Independent Australian label Pattern Runway has started popping up over the internet recently but if you haven’t seen any of the patterns, you’re in for a treat. Oona made a gorgeous knit version of the Gathered Sundress and Lizz of A Good Wardrobe created a beautiful 4-ply silk version of the Easy Kimono Dress.
Paunnet’s interview with the brains behind the label and a handy discount convinced me to dive in, and I bought the PDF for the Easy Kimono Dress. A visit to the the remnant bin of a local fabric store scored me the bright orange print you see above. Given it’s slight sheen, I think it must be a cotton polyester blend. The bold black and white poppy design cries out for a simple shape and the kimono sleeves and elastic waist really showcases the print.
I started with a lot of printing. Opinion seems to be divided on printable patterns but I find they work to ease me into a project by asking you to tape them all together. Kind of a creative amuse bouche. I interfaced the sleeve and neck facings with the lightest weft I could find, and covered my own button for the keyhole opening at the back. I also used a lingerie elastic for the waist and it’s quite comfortable on bare skin. Here’s my verdict…
- The design. I love the shape of this dress, which I think is both relaxed and elegant. It’s also a quick sew, with only a handful of pattern pieces.
- Making the rouleau loop was cool! When you sew the narrow strip right sides together and the begin to turn it inside out, there’s an initial tricky bit when it doesn’t seem to be inverting but then it all came together. Anyone read that terrifying short story by Chuck Palahniuk, ‘Guts’? It was kinda like that, but in a good way. That makes me a sicko, I know.
- Pattern Runway has detailed walk-throughs for most of its patterns on the website. I liked having this option as well as the pattern instructions because sometimes details are easier to understand in photos rather than illustrations.

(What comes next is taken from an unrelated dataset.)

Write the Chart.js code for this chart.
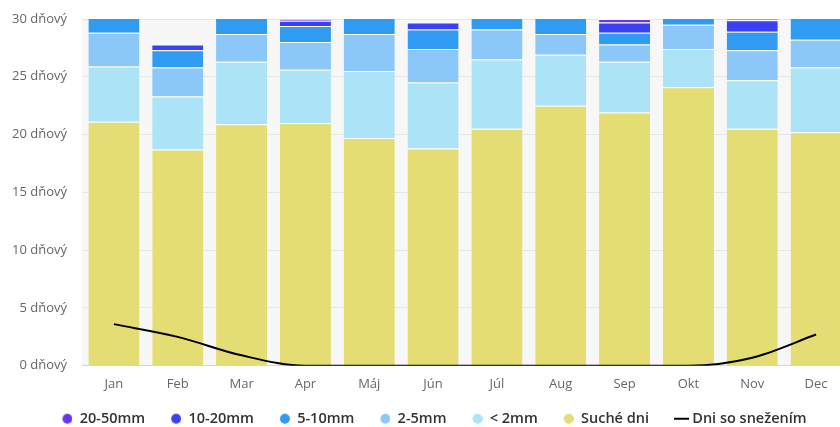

- Making my own covered button.
- The colour.
- I cut out a straight XS but find the skirt a little tight around the hips. This is not the fault of the pattern but if I do another version of the dress, I’ll add a 1/4 inch to both sides, so 1 inch overall.
- The sleeve facings flip out. I don’t have a history of success with interfacing (my first ever dress ended up with sleeve cuffs like manacles) but I don’t think my selection was too heavy. This could be down to the fact I sewed the facings in the wrong way round, and as the shaping at the armpit and the sh0ulder differ, they don’t flip up nicely because the sleeve shape and facing shape no longer correspond. The pattern recommends tacking at the shoulder seams but this hasn’t been enough to prevent flipping.
- The fabric crinkles like a prune. I was going to iron it before I wore it in the pics but I wanted to be honest (I was feeling lazy) that this dress has it’s flaws. I don’t know how to check the crinkle factor when I buy though. Does anyone have any recommendations?
- The length. I lengthened the skirt pieces because I wanted to experiment with the length. It works below the knee with bare legs but I think if I want to make it suitable for autumn, and let’s face it, a lot of the UK summer, it needs to be shorter. I’ve mocked this up in the picture on the right by wearing a wide belt.
Overall, the issues with this dress stem from my problems, not the pattern, which I totally recommend. The pattern is now also available as a printed version too!